A human who is not a "Narcissist" has a measure of humility, and feels remorse. The non-narcissist wants the other humans around him or her to feel confident, to succeed for real, to be happy and at peace. The non-narcissist feels bad, genuinely, when they have acted in a hostile, arrogant, or inconsiderate manner toward another person. The non-narcissist does not think it's okay to treat another person with control, condescension, or disrespect, because they have deemed that person to be "less valuable" or "less intelligent" or "less capable" than themselves or others. The non-narcissist does not think it's okay to treat another with disrespect, hostility or inconsideration as "retaliation".

The non-narcissist does not believe their own problems are more important than another's, or that their accomplishments or abilities are more important than another's. The human ego does swing in that direction with the ups and downs of life, but it doesn't stay there. The non-narcissist realizes their ego has gone over the top, and makes a correction. That's where remorse comes in.

The non-narcissist desires to improve their own behavior, and they seek to learn what others know. Non-narcissists can be shy, outgoing, or neutral; they can have all kinds of "bad habits" or behaviors that affect their own lives and the lives of others; they can be very intelligent, gifted, impassioned; they can be very kind and generous and giving; they can be angry, happy, sad, excited; they can act selfishly or unselfishly; they can do and feel all of the things within the realm of being human. The difference is, when a non-narcissist messes up, they feel bad, and do not simply try to wriggle out of accountability. When they hurt another person, they don't blame the other person, or justify what they did; and when they do slip up and deflect blame, they will eventually recant, apologize, make amends. When another person has loss, pain, or problems, they don't feel annoyance toward that person, they feel empathy or at least sympathy. Their reaction toward that person is not avoidance, judgment, or bullying, they don't try to shut that person down or make them go away, because they feel compassion for them. They want to help, they want that person to feel supported.
They do not feel like the person is trying to out-do their problems or needs.
They do not compare their problems against others, or attach value and recognition to their problems, or to anyone else's. They do not try to use their problems as tools to manipulate others, and they are mindful of the problems that others are dealing with.

Non-narcissists do not feel "outshined" by those who are going through dark times, or having any kind of problems, on a regular basis. Non-narcissists do not always fear that their needs will not be met when someone else is being paid attention to; their focus is not mainly on themselves when someone else is dealing with pain, sadness, fear, or tragedy, whether it is a "big event" or a "small event".
(However, a non-narcissist can be treated with enough disrespect during someone else's dark time to make them refocus their attention on themselves in defense, which is a healthy response.)

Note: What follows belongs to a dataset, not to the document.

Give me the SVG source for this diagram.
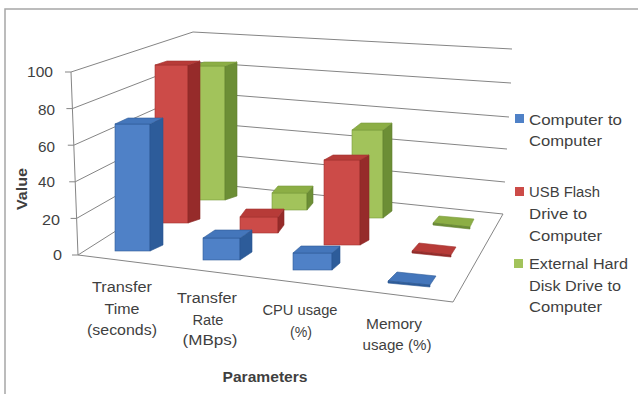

A Non-narcissist does not feel that disrespect, manipulation and conflict are just "normal" things that people do to each other, and therefore try to force these behaviors on others, and demand acceptance of them. The Narcissist, however, will criticize the person they are trying to bully for rejecting the behavior. 

The Non-narcissist does not feel entitled to disrespecting another person, for any reason.  
The Narcissist does, for whatever reason they can come up with.